Succulents are unusual plants that frequently demand slightly different maintenance routines than common houseplants. Succulents may be very temperamental, despite their reputation as low-maintenance plants!

  • Succulents are low-maintenance plants that may grow in a wide range of environments! But that does not imply that they can be ignored entirely.
  • For succulents, watering is the most frequent source of problems. The leaves may expand, turn mushy, and eventually fall off as a result of receiving too much water. The leaves may dry out and fall off if there is little moisture.
  • Don’t forget to water the “feet,” not the “hands.” As much as you can, try to keep water away from the foliage of your succulents because water can cause rot.
  • The pot your succulent is in ultimately determines how much water you should give it. Wait until the earth is completely dry before watering your succulents.
  • It probably doesn’t make sense to water the plant if the soil isn’t crumbly! Root rot is a highly unfavourable result of moist soil.
  • Succulents require watering every 10 to 14 days.
  • It’s crucial to use the proper type of pot for your succulent plants. Succulents require pots with good drainage holes and appreciate infrequent but thorough waterings.
  • Make sure to water properly if your pot has a drainage hole. Drainage holes make sure that your succulent doesn’t spend a lot of time submerged in water.
  • Considering a pot’s building material is also essential. Concrete and terracotta pots are the best options because you want the pot to be as permeable as possible.
  • A succulent that has been overwatered will exhibit excessively lush leaves, fading foliage, and tipping over.
  • However, wrinkled leaves frequently show that the plant may want more water.


Succulent plant: Uses

Succulents are advantageous in so many more ways besides merely being attractive.
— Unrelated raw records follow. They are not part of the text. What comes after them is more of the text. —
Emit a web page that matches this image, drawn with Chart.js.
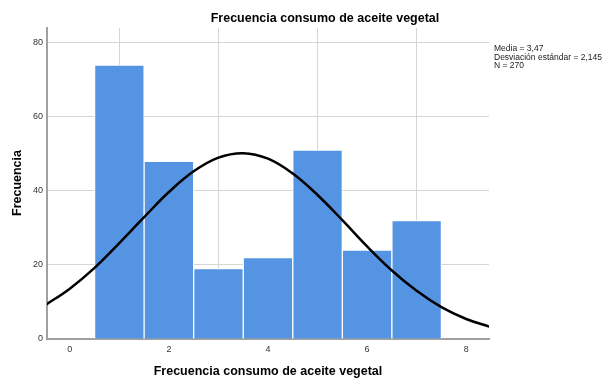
<!DOCTYPE html>
<html>
<head>
<meta charset="utf-8">
<script src="https://cdn.jsdelivr.net/npm/chart.js@4"></script>
<style>
  html, body { margin: 0; padding: 0; background: #fff; }
</style>
</head>
<body>
<canvas id="chart" width="604" height="379"></canvas>
<script>
const chartTitle = "Frecuencia consumo de aceite vegetal";
const xTitle = "Frecuencia consumo de aceite vegetal";
const yTitle = "Frecuencia";
const statsLines = ["Media = 3,47", "Desviación estándar = 2,145", "N = 270"];

// histogram bins (centered on the integer values)
const binCenters = [1, 2, 3, 4, 5, 6, 7];
const binCounts = [74, 48, 19, 22, 51, 24, 32];

// normal curve
const curveX = [-0.5, 0, 0.5, 1, 1.5, 2, 2.5, 3, 3.5, 4, 4.5, 5, 5.5, 6, 6.5, 7, 7.5, 8, 8.5];
const curveY = [9.1, 13.6, 19.2, 25.9, 32.9, 39.7, 45.3, 49.0, 50.2, 48.7, 44.7, 38.9, 32.1, 25.0, 18.5, 13.0, 8.6, 5.4, 3.2];

const FONT = "'Liberation Sans', Arial, sans-serif";

// titles and the stats box are drawn by hand so they land where SPSS puts them
const textPlugin = {
  id: "spssText",
  afterDraw(chart) {
    const ctx = chart.ctx;
    const area = chart.chartArea;
    ctx.save();
    ctx.fillStyle = "#000";
    ctx.font = "bold 12.5px " + FONT;
    ctx.textAlign = "center";
    ctx.textBaseline = "middle";
    ctx.fillText(chartTitle, 325, 19);
    ctx.fillText(xTitle, (area.left + area.right) / 2, 372);

    ctx.translate(18, 183);
    ctx.rotate(-Math.PI / 2);
    ctx.fillText(yTitle, 0, 0);
    ctx.restore();

    ctx.save();
    ctx.fillStyle = "#222";
    ctx.font = "8.5px " + FONT;
    ctx.textAlign = "left";
    ctx.textBaseline = "middle";
    statsLines.forEach((line, i) => {
      ctx.fillText(line, 494, 49 + i * 8.5);
    });
    ctx.restore();
  },
};

const config = {
  type: "bar",
  data: {
    datasets: [
      {
        type: "line",
        data: curveX.map((x, i) => ({ x, y: curveY[i] })),
        borderColor: "#000",
        borderWidth: 2.5,
        pointRadius: 0,
        tension: 0.4,
        fill: false,
        order: 0,
      },
      {
        type: "bar",
        data: binCenters.map((x, i) => ({ x, y: binCounts[i] })),
        backgroundColor: "#5594e3",
        borderColor: "#fff",
        borderWidth: 1,
        barPercentage: 1,
        categoryPercentage: 1,
        order: 1,
      },
    ],
  },
  options: {
    responsive: false,
    animation: false,
    events: [],
    layout: {
      padding: { top: 28, right: 115, left: 0, bottom: 0 },
    },
    plugins: {
      legend: { display: false },
      title: { display: false },
      tooltip: { enabled: false },
    },
    scales: {
      x: {
        type: "linear",
        min: -0.46,
        max: 8.46,
        offset: false,
        grid: { color: "#d6d6d6", lineWidth: 1, drawTicks: false },
        border: { color: "#a0a0a0", width: 2 },
        ticks: {
          stepSize: 2,
          includeBounds: false,
          padding: 5,
          color: "#333",
          font: { size: 9, family: FONT },
        },
        afterFit(scale) {
          scale.height = 40;
        },
      },
      y: {
        min: 0,
        max: 84,
        grid: { color: "#d6d6d6", lineWidth: 1, drawTicks: false },
        border: { color: "#a0a0a0", width: 2 },
        ticks: {
          stepSize: 20,
          includeBounds: false,
          padding: 4,
          color: "#333",
          font: { size: 9, family: FONT },
        },
        afterFit(scale) {
          scale.width = 47;
        },
      },
    },
  },
  plugins: [textPlugin],
};

new Chart(document.getElementById("chart"), config);
</script>
</body>
</html>
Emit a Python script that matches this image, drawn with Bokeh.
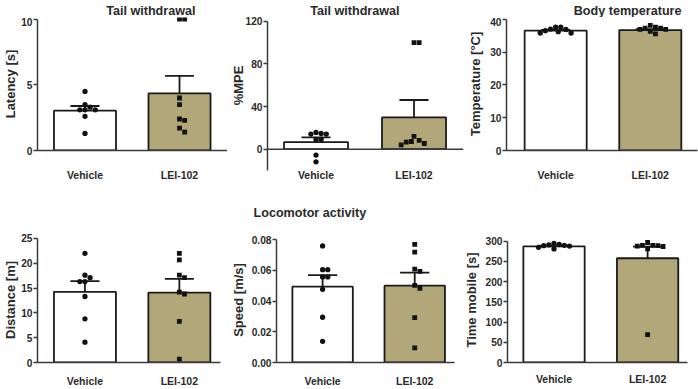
import numpy as np
from bokeh.plotting import figure
from bokeh.layouts import column, row
from bokeh.models import FixedTicker, Span, Range1d, PrintfTickFormatter, ColumnDataSource
from bokeh.embed import file_html
from bokeh.resources import INLINE
from bokeh.core.properties import value

# ---------------- data ----------------
groups = ["Vehicle", "LEI-102"]

latency_vehicle = [4.5, 3.5, 3.3, 3.1, 3.1, 3.1, 2.6, 1.3]
latency_lei = [10.0, 10.0, 4.0, 3.5, 2.4, 2.3, 1.7, 1.4]
latency_mean = [3.03, 4.35]
latency_sem = [0.36, 1.33]
latency_ticks = [0, 5, 10]

mpe_vehicle = [15.7, 14.7, 14.1, 14.1, 9.1, 9.1, -5.6, -11.9]
mpe_lei = [100.0, 100.0, 11.9, 8.2, 7.2, 6.6, 5.3, 4.1]
mpe_mean = [6.6, 29.8]
mpe_sem = [4.4, 16.3]
mpe_ticks = [0, 40, 80, 120]

temp_vehicle = [37.6, 37.6, 37.0, 36.9, 36.5, 36.2, 35.8, 35.8]
temp_lei = [38.1, 37.6, 37.3, 37.3, 36.9, 36.9, 36.3, 35.5]
temp_mean = [36.5, 36.7]
temp_sem = [0.25, 0.28]
temp_ticks = [0, 10, 20, 30, 40]

distance_vehicle = [22.0, 17.6, 17.1, 16.3, 16.3, 13.3, 8.8, 4.1]
distance_lei = [22.0, 20.7, 17.6, 17.1, 14.2, 13.8, 8.3, 0.7]
distance_mean = [14.25, 14.1]
distance_sem = [2.15, 2.75]
distance_ticks = [0, 5, 10, 15, 20, 25]

speed_vehicle = [0.076, 0.0605, 0.0605, 0.0558, 0.0558, 0.0477, 0.0295, 0.0138]
speed_lei = [0.077, 0.0719, 0.0609, 0.0594, 0.0503, 0.0484, 0.0293, 0.0095]
speed_mean = [0.0494, 0.0501]
speed_sem = [0.0075, 0.0085]
speed_ticks = [0.0, 0.02, 0.04, 0.06, 0.08]

mobile_vehicle = [295, 292, 291, 290, 289, 288, 285, 281]
mobile_lei = [297, 290, 290, 289, 288, 287, 281, 69]
mobile_mean = [287.6, 258.0]
mobile_sem = [1.8, 28.8]
mobile_ticks = [0, 50, 100, 150, 200, 250, 300]

# ---------------- styling / layout ----------------
FONT = "Liberation Sans"
AX = "#3a3a3a"
TXT = "#2a2a2a"
EDGE = "#1a1a1a"
FILLS = ["#ffffff", "#b2a778"]
TITLE_SIZE = "12.6px"


def swarm(vals, ppu, d):
    order = sorted(range(len(vals)), key=lambda i: -vals[i])
    placed = []
    offs = [0.0] * len(vals)
    cands = [0.0]
    for m in range(1, 30):
        cands += [m * d / 2, -m * d / 2]
    for i in order:
        yy = vals[i] * ppu
        chosen = cands[-1]
        for c in cands:
            if all((c - px) ** 2 + (yy - py) ** 2 >= (0.97 * d) ** 2 for px, py in placed):
                chosen = c
                break
        placed.append((chosen, yy))
        offs[i] = chosen
    return offs


def text_strip(x0, x1, y0, y1, text, tx, tbase):
    w, h = int(round(x1 - x0)), int(round(y1 - y0))
    s = figure(width=w, height=h, x_range=Range1d(0, w), y_range=Range1d(0, h),
               output_backend="svg", toolbar_location=None,
               x_axis_location=None, y_axis_location=None, min_border=0)
    s.xgrid.visible = False
    s.ygrid.visible = False
    s.outline_line_color = None
    s.text(x=[tx - x0], y=[h - (tbase - y0)], text=[text],
           text_font=value(FONT), text_font_style="bold", text_font_size=TITLE_SIZE,
           text_align="left", text_baseline="alphabetic", text_color=TXT)
    return s


def panel(box, frame_x, frame_y, yref, centers, bar_px, bounds, ticks, ylabel,
          label_std, cat_std, vehicle, lei, mean, sem, fmt=None, title=None,
          zero_line=False):
    x0, x1, y0, y1 = box
    fl, fr = frame_x
    ft, fb = frame_y
    (va, pa), (vb, pb) = yref
    ppu = (pa - pb) / (vb - va)
    ystart = va + (pa - fb) / ppu
    yend = va + (pa - ft) / ppu
    vc, lc = centers
    sp = lc - vc
    xstart = 1 - (vc - fl) / sp
    xend = 2 + (fr - lc) / sp

    R = lambda v: int(round(v))
    p = figure(width=R(x1) - R(x0), height=R(y1) - R(y0),
               x_range=Range1d(xstart, xend), y_range=Range1d(ystart, yend),
               output_backend="svg", toolbar_location=None,
               min_border_left=R(fl) - R(x0), min_border_right=R(x1) - R(fr),
               min_border_top=R(ft) - R(y0), min_border_bottom=R(y1) - R(fb))
    p.xgrid.visible = False
    p.ygrid.visible = False
    p.outline_line_color = None
    p.background_fill_color = "white"
    p.border_fill_color = "white"

    xs = [1, 2]
    src = ColumnDataSource(dict(x=xs, top=mean, fill=FILLS,
                                err=[m + s for m, s in zip(mean, sem)]))
    p.vbar(x="x", top="top", bottom=0, width=bar_px / sp, source=src,
           fill_color="fill", line_color=EDGE, line_width=1.8)
    cap = 15.0 / sp
    p.segment(x0="x", y0="top", x1="x", y1="err", source=src,
              line_color=EDGE, line_width=1.8)
    src_cap = ColumnDataSource(dict(a=[x - cap for x in xs], b=[x + cap for x in xs],
                                    err=[m + s for m, s in zip(mean, sem)]))
    p.segment(x0="a", y0="err", x1="b", y1="err", source=src_cap,
              line_color=EDGE, line_width=1.8)

    if zero_line:
        p.add_layout(Span(location=0, dimension="width", line_color=AX, line_width=1.5))

    d = 5.3
    ov = swarm(vehicle, ppu, d)
    ol = swarm(lei, ppu, d)
    p.scatter([1 + o / sp for o in ov], vehicle, marker="circle", size=5.3,
              fill_color="#111111", line_color=None)
    p.scatter([2 + o / sp for o in ol], lei, marker="square", size=4.8,
              fill_color="#111111", line_color=None)

    if title is not None:
        ttext, tleft, tbase = title
        p.text(x=[1 + (tleft - vc) / sp], y=[va + (pa - tbase) / ppu], text=[ttext],
               text_font=value(FONT), text_font_style="bold", text_font_size=TITLE_SIZE,
               text_align="left", text_baseline="alphabetic", text_color=TXT)

    ya = p.yaxis[0]
    ya.ticker = FixedTicker(ticks=ticks)
    ya.bounds = bounds
    ya.axis_line_color = AX
    ya.axis_line_width = 1.5
    ya.major_tick_line_color = AX
    ya.major_tick_line_width = 1.5
    ya.major_tick_out = 4
    ya.major_tick_in = 0
    ya.minor_tick_line_color = None
    ya.minor_tick_out = 0
    ya.minor_tick_in = 0
    ya.major_label_standoff = 1
    ya.major_label_text_font = FONT
    ya.major_label_text_font_style = "bold"
    ya.major_label_text_font_size = "10.2px"
    ya.major_label_text_color = TXT
    ya.axis_label = ylabel
    ya.axis_label_standoff = label_std
    ya.axis_label_text_font = FONT
    ya.axis_label_text_font_style = "bold"
    ya.axis_label_text_font_size = "13px"
    ya.axis_label_text_color = TXT
    if fmt is not None:
        ya.formatter = PrintfTickFormatter(format=fmt)

    xa = p.xaxis[0]
    xa.ticker = FixedTicker(ticks=xs)
    xa.major_label_overrides = {1: groups[0], 2: groups[1]}
    xa.major_tick_line_color = None
    xa.minor_tick_line_color = None
    xa.major_tick_out = 0
    xa.major_tick_in = 0
    xa.minor_tick_out = 0
    xa.minor_tick_in = 0
    xa.major_label_standoff = cat_std
    xa.major_label_text_font = FONT
    xa.major_label_text_font_style = "bold"
    xa.major_label_text_font_size = "10.5px"
    xa.major_label_text_color = TXT
    if zero_line:
        xa.axis_line_color = None
    else:
        xa.axis_line_color = AX
        xa.axis_line_width = 1.5
    return p


# ---- row 1 ----
t1 = text_strip(0, 227, 0, 17, "Tail withdrawal", 82, 10.7)
p1 = panel((0, 227, 17, 186), (31, 227), (17, 149.7), ((0, 149.7), (10, 18.7)),
           (80, 177.5), 64, (0, 10), latency_ticks, "Latency [s]", 0, 18,
           latency_vehicle, latency_lei, latency_mean, latency_sem)
p2 = panel((227, 465, 0, 186), (261, 463), (0, 169.6), ((0, 148.3), (120, 20.7)),
           (311, 412), 66, (-20, 120), mpe_ticks, "%MPE", -3, -2,
           mpe_vehicle, mpe_lei, mpe_mean, mpe_sem,
           title=("Tail withdrawal", 305, 10.7), zero_line=True)
t3 = text_strip(465, 698, 0, 17, "Body temperature", 547, 10.7)
p3 = panel((465, 698, 17, 186), (500, 697), (17, 149.7), ((0, 149.7), (40, 18.7)),
           (550.7, 648.3), 64, (0, 40), temp_ticks, "Temperature [°C]", 4, 18,
           temp_vehicle, temp_lei, temp_mean, temp_sem)

# ---- section title ----
strip = text_strip(0, 698, 186, 225, "Locomotor activity", 253, 212.7)

# ---- row 2 ----
p4 = panel((0, 227, 225, 389), (31, 220), (233, 365), ((0, 365), (25, 234)),
           (80, 177.5), 64, (0, 25), distance_ticks, "Distance [m]", 0, 12,
           distance_vehicle, distance_lei, distance_mean, distance_sem)
p5 = panel((227, 460, 225, 389), (271.7, 454.3), (237, 365), ((0, 365), (0.08, 239.3)),
           (319, 413.5), 62, (0, 0.08), speed_ticks, "Speed [m/s]", 3, 12,
           speed_vehicle, speed_lei, speed_mean, speed_sem, fmt="%.2f")
p6 = panel((460, 698, 225, 389), (501.7, 686.7), (233.7, 366.3), ((0, 366.3), (300, 237.7)),
           (549.5, 645.7), 63, (0, 300), mobile_ticks, "Time mobile [s]", 4, 10,
           mobile_vehicle, mobile_lei, mobile_mean, mobile_sem)

layout = column(row(column(t1, p1), p2, column(t3, p3)), strip, row(p4, p5, p6))
open("out.html", "w").write(file_html(layout, INLINE))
They enhance air quality, offer a wide range of medical applications, can increase concentration, and more.

  • Aloe and snake plants are two succulents that are exceptionally effective at removing toxins from the air.
  • Cuts, burns, stomachaches, and other medical conditions have all been treated with succulents throughout history. Aloe vera and yucca are only two of the many that have medical qualities.
  • Yucca has traditionally been used to cure scrapes and cuts, but it is now being used to treat arthritis.
  • Saponins found in yucca and other antioxidants aid in lowering inflammation and alleviating joint discomfort.
  • Yucca can be consumed as a supplement, but you can enjoy chopping it up and making excellent oven-baked fries out of it.
  • Aloe vera is one of the plant species that are currently most commonly utilised in the world. The juice and gel of aloe vera plants, among other parts, have medicinal uses.
  • Aloe vera juice has gained a lot of popularity as a beverage. It is well recognised to lessen inflammation, particularly in the digestive tract.
  • Aloe vera gel, a popular ingredient in body lotions and face creams, has numerous skin-friendly properties.
  • Different edible succulents include sea beans, pineapple, yucca, and various types of cacti, including opuntia and saguaro.
  • Cactus-based salsa can be used and is low in calories, high in fibre, and rich in vitamin C.


Are succulents toxic?

Fortunately, most succulents are not. There are two varieties of succulents that could be harmful if ingested or handled. These succulents are Kalanchoe and Euphorbia. Thankfully, the majority of succulents are non-toxic to animals. In addition, most animals naturally steer clear of succulent plants.



How long does a succulent plant live?

There isn’t a single answer to this because each plant variety’s lifespan differs based on various factors at play. Some succulents like Jade live for very long, i.e., over 70 years, while some succulents live for only 3 years or so.

How much exposure to sunlight is ideal for succulents?

This depends on the type of succulent you own, along with the surrounding climate conditions. Most succulents may need to be provided with a little shade during extremely hot summer afternoons, especially the newly planted ones. Ideally, about six hours of direct sunlight is great.